◆ Objective ◆
Search the records for "this" and copy each line that holds it.

'''

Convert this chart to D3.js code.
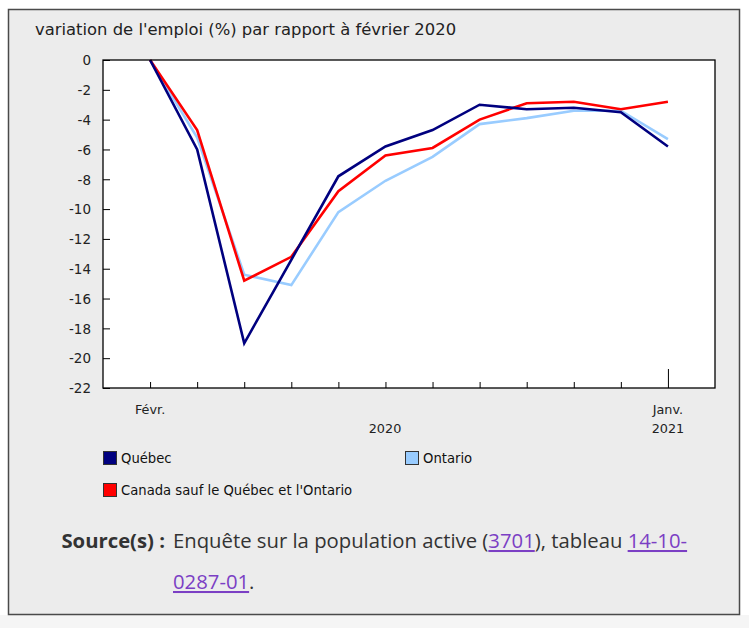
<!DOCTYPE html>
<html>
<head>
<meta charset="utf-8">
<script src="https://cdn.jsdelivr.net/npm/d3@7"></script>
<style>
  body { margin: 0; background: #fff; }
  svg { display: block; }
  .vf { font-family: 'DejaVu Sans', 'Verdana', sans-serif; }
</style>
</head>
<body>
<svg id="chart" width="749" height="628"></svg>
<script>
// months from Feb 2020 to Jan 2021
const months = ["Févr.", "Mars", "Avr.", "Mai", "Juin", "Juil.", "Août", "Sept.", "Oct.", "Nov.", "Déc.", "Janv."];
const quebec = [0, -6.0, -19.0, -13.4, -7.8, -5.8, -4.7, -3.0, -3.3, -3.2, -3.5, -5.8];
const ontario = [0, -5.2, -14.4, -15.1, -10.2, -8.1, -6.5, -4.3, -3.9, -3.4, -3.4, -5.3];
const restCanada = [0, -4.7, -14.8, -13.2, -8.8, -6.4, -5.9, -4.0, -2.9, -2.8, -3.3, -2.8];
const yTicks = [0, -2, -4, -6, -8, -10, -12, -14, -16, -18, -20, -22];

const series = [
    {name: "Québec", values: quebec, color: "#00007f"},
    {name: "Ontario", values: ontario, color: "#99ccff"},
    {name: "Canada sauf le Québec et l'Ontario", values: restCanada, color: "#ff0000"}
];

const svg = d3.select("#chart");

// frame
svg.append("rect").attr("x", 0).attr("y", 615).attr("width", 749).attr("height", 13).attr("fill", "#f5f5f5");
svg.append("rect")
    .attr("x", 8.5).attr("y", 9.5).attr("width", 731).attr("height", 605)
    .attr("fill", "#ececec").attr("stroke", "#4a4a4a").attr("stroke-width", 1.5);

svg.append("text")
    .attr("class", "vf")
    .attr("x", 35).attr("y", 35)
    .attr("font-size", 16.4)
    .attr("fill", "#222")
    .text("variation de l'emploi (%) par rapport à février 2020");

const plot = {left: 103, top: 60, right: 715, bottom: 388};

const x = d3.scaleLinear().domain([-1, months.length]).range([plot.left, plot.right]);
const y = d3.scaleLinear().domain([-22, 0]).range([plot.bottom, plot.top]);

svg.append("rect")
    .attr("x", plot.left).attr("y", plot.top)
    .attr("width", plot.right - plot.left).attr("height", plot.bottom - plot.top)
    .attr("fill", "#fff");

// y axis, ticks pointing into the plot
const yAxis = svg.append("g")
    .attr("transform", `translate(${plot.left},0)`)
    .call(d3.axisLeft(y).tickValues(yTicks).tickSize(-7).tickPadding(12).tickFormat(d => String(d)));
yAxis.select(".domain").remove();
yAxis.selectAll("line").attr("stroke", "#000");
yAxis.selectAll("text").attr("class", "vf").attr("font-size", 13.5).attr("fill", "#222").attr("dy", "0.35em");

// x axis ticks
const xAxis = svg.append("g")
    .attr("transform", `translate(0,${plot.bottom})`)
    .call(d3.axisBottom(x).tickValues(d3.range(months.length)).tickSize(-6).tickFormat(""));
xAxis.select(".domain").remove();
xAxis.selectAll("line")
    .attr("stroke", "#000")
    .attr("y2", (d, i) => i === months.length - 1 ? -19 : -6);

const xLabels = [
    {i: 0, row: 0, text: "Févr."},
    {i: 11, row: 0, text: "Janv."},
    {i: 11, row: 1, text: "2021"},
    {i: 5, row: 1, text: "2020"}
];
svg.append("g").selectAll("text")
    .data(xLabels)
    .join("text")
    .attr("class", "vf")
    .attr("x", d => d.text === "2020" ? (x(0) + x(11)) / 2 - 24 : x(d.i))
    .attr("y", d => plot.bottom + 26 + d.row * 19)
    .attr("text-anchor", "middle")
    .attr("font-size", 12.8)
    .attr("fill", "#222")
    .text(d => d.text);

// lines
const line = d3.line()
    .x((d, i) => x(i))
    .y(d => y(d));

svg.append("g")
    .selectAll("path")
    .data([series[1], series[2], series[0]])
    .join("path")
    .attr("d", d => line(d.values))
    .attr("fill", "none")
    .attr("stroke", d => d.color)
    .attr("stroke-width", 2.6)
    .attr("stroke-linejoin", "miter");

// plot border on top
svg.append("rect")
    .attr("x", plot.left).attr("y", plot.top)
    .attr("width", plot.right - plot.left).attr("height", plot.bottom - plot.top)
    .attr("fill", "none").attr("stroke", "#000").attr("stroke-width", 1.3);

// legend
const legendPos = [{x: 103, y: 451}, {x: 405, y: 451}, {x: 103, y: 483}];
const legend = svg.append("g")
    .selectAll("g")
    .data(series)
    .join("g")
    .attr("transform", (d, i) => `translate(${legendPos[i].x},${legendPos[i].y})`);
legend.append("rect")
    .attr("x", 0.5).attr("y", 0.5).attr("width", 13).attr("height", 13)
    .attr("fill", d => d.color).attr("stroke", "#333").attr("stroke-width", 1);
legend.append("text")
    .attr("class", "vf")
    .attr("x", 18).attr("y", 7).attr("dy", "0.35em")
    .attr("font-size", 13.2)
    .attr("fill", "#111")
    .text(d => d.name);

// source note
const src = svg.append("g")
    .attr("font-family", "'Open Sans', sans-serif")
    .attr("font-size", 20.3)
    .attr("fill", "#333");
src.append("text").attr("x", 165).attr("y", 548).attr("text-anchor", "end")
    .attr("font-weight", "bold").text("Source(s) :");
const line1 = src.append("text").attr("x", 173).attr("y", 548);
line1.append("tspan").text("Enquête sur la population active (");
line1.append("tspan").attr("fill", "#7b3fc4").attr("text-decoration", "underline").text("3701");
line1.append("tspan").text("), tableau ");
line1.append("tspan").attr("fill", "#7b3fc4").attr("text-decoration", "underline").text("14-10-");
const line2 = src.append("text").attr("x", 173).attr("y", 589);
line2.append("tspan").attr("fill", "#7b3fc4").attr("text-decoration", "underline").text("0287-01");
line2.append("tspan").text(".");
</script>
</body>
</html>
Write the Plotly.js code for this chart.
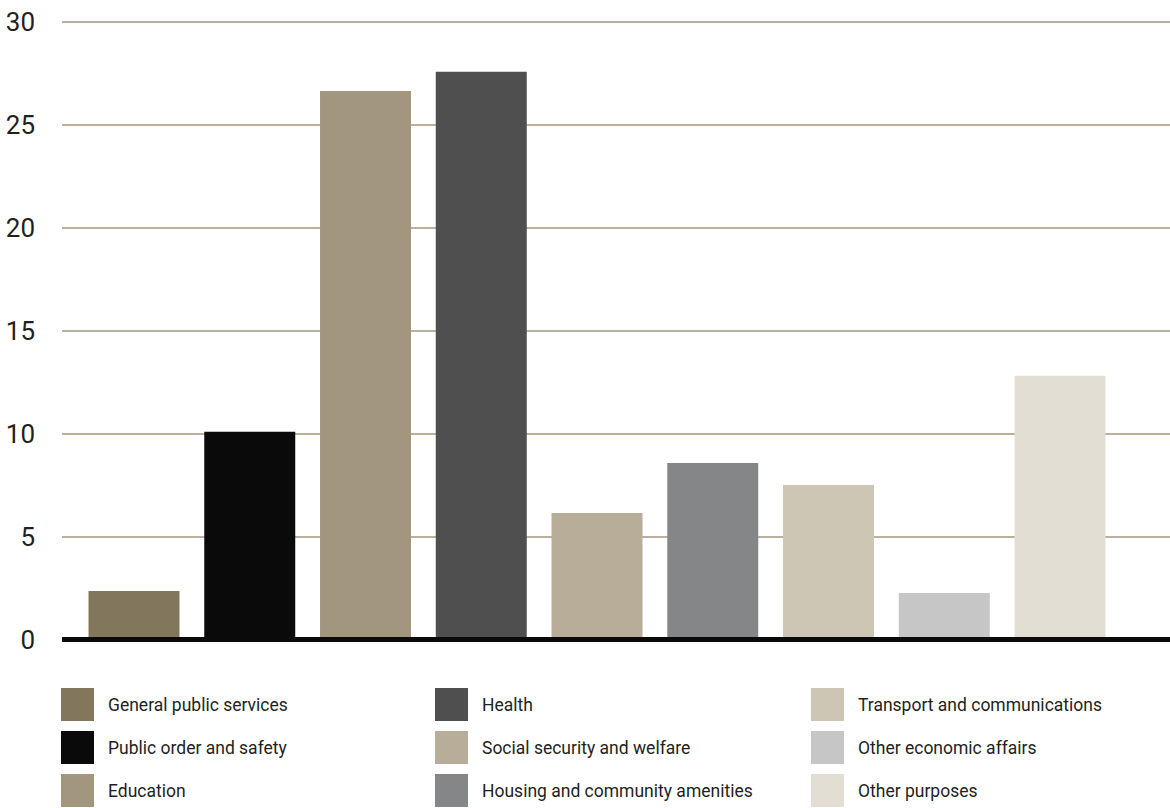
<!DOCTYPE html>
<html>
<head>
<meta charset="utf-8">
<script src="https://cdn.plot.ly/plotly-3.0.1.min.js"></script>
<style>
  html, body { margin: 0; padding: 0; background: #ffffff; }
  #chart { width: 1170px; height: 808px; }
</style>
</head>
<body>
<div id="chart"></div>
<script>
// ---- data ----
const categories = [
  "General public services",
  "Public order and safety",
  "Education",
  "Health",
  "Social security and welfare",
  "Housing and community amenities",
  "Transport and communications",
  "Other economic affairs",
  "Other purposes"
];
const values = [2.36, 10.09, 26.66, 27.59, 6.15, 8.58, 7.51, 2.26, 12.82];
const colors = [
  "#82775C", "#0A0A0A", "#A3967E", "#4F4F4F", "#B8AD98",
  "#858688", "#CDC6B4", "#C6C6C6", "#E2DED3"
];
const yTicks = [0, 5, 10, 15, 20, 25, 30];

// ---- layout constants ----
const W = 1170, H = 808;
const M = { l: 62, r: 0, t: 12, b: 148 };
const plotW = W - M.l - M.r;
const plotH = H - M.t - M.b;
const FONT = 'Roboto, "Liberation Sans", sans-serif';
const TEXT = "#231F20";

function pxToPaperX(px) { return (px - M.l) / plotW; }
function pxToPaperY(py) { return (H - M.b - py) / plotH; }

const trace = {
  type: "bar",
  x: categories,
  y: values,
  marker: { color: colors, line: { width: 0 } },
  hoverinfo: "x+y",
  showlegend: false
};

// custom legend: 3 columns x 3 rows, column-major
const shapes = [];
const annotations = [];
const colX = [61, 435, 811];
const rowY = [688, 731, 774];
const sw = 33;
categories.forEach((c, i) => {
  const col = Math.floor(i / 3), row = i % 3;
  const x0 = colX[col], y0 = rowY[row];
  shapes.push({
    type: "rect", xref: "paper", yref: "paper",
    x0: pxToPaperX(x0), x1: pxToPaperX(x0 + sw),
    y0: pxToPaperY(y0 + sw), y1: pxToPaperY(y0),
    fillcolor: colors[i], line: { width: 0 }, layer: "above"
  });
  annotations.push({
    xref: "paper", yref: "paper",
    x: pxToPaperX(x0 + 45), y: pxToPaperY(y0 + sw / 2),
    xanchor: "left", yanchor: "middle",
    text: c, showarrow: false,
    font: { family: FONT, size: 17.5, color: TEXT }
  });
});

// baseline at zero
shapes.push({
  type: "line", xref: "paper", yref: "y",
  x0: 0, x1: 1, y0: 0, y1: 0,
  line: { color: "#0A0A0A", width: 5 }, layer: "above"
});

const layout = {
  width: W, height: H,
  margin: M,
  paper_bgcolor: "#ffffff",
  plot_bgcolor: "#ffffff",
  font: { family: FONT, color: TEXT },
  bargap: 0.214,
  showlegend: false,
  xaxis: {
    type: "category",
    range: [-0.622, 8.95],
    showticklabels: false,
    showgrid: false,
    zeroline: false,
    showline: false,
    ticks: ""
  },
  yaxis: {
    range: [-1, 30.5],
    tickvals: yTicks,
    ticktext: yTicks.map(String),
    showgrid: true,
    gridcolor: "#BBB09F",
    gridwidth: 2,
    zeroline: false,
    showline: false,
    ticks: "",
    ticklabelstandoff: 26,
    tickfont: { family: FONT, size: 26, color: TEXT }
  },
  shapes: shapes,
  annotations: annotations
};

Plotly.newPlot("chart", [trace], layout, { displayModeBar: false, staticPlot: true });
</script>
</body>
</html>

'''

◆ Full solution ◆
Convert this chart to D3.js code.
Write the Plotly.js code for this chart.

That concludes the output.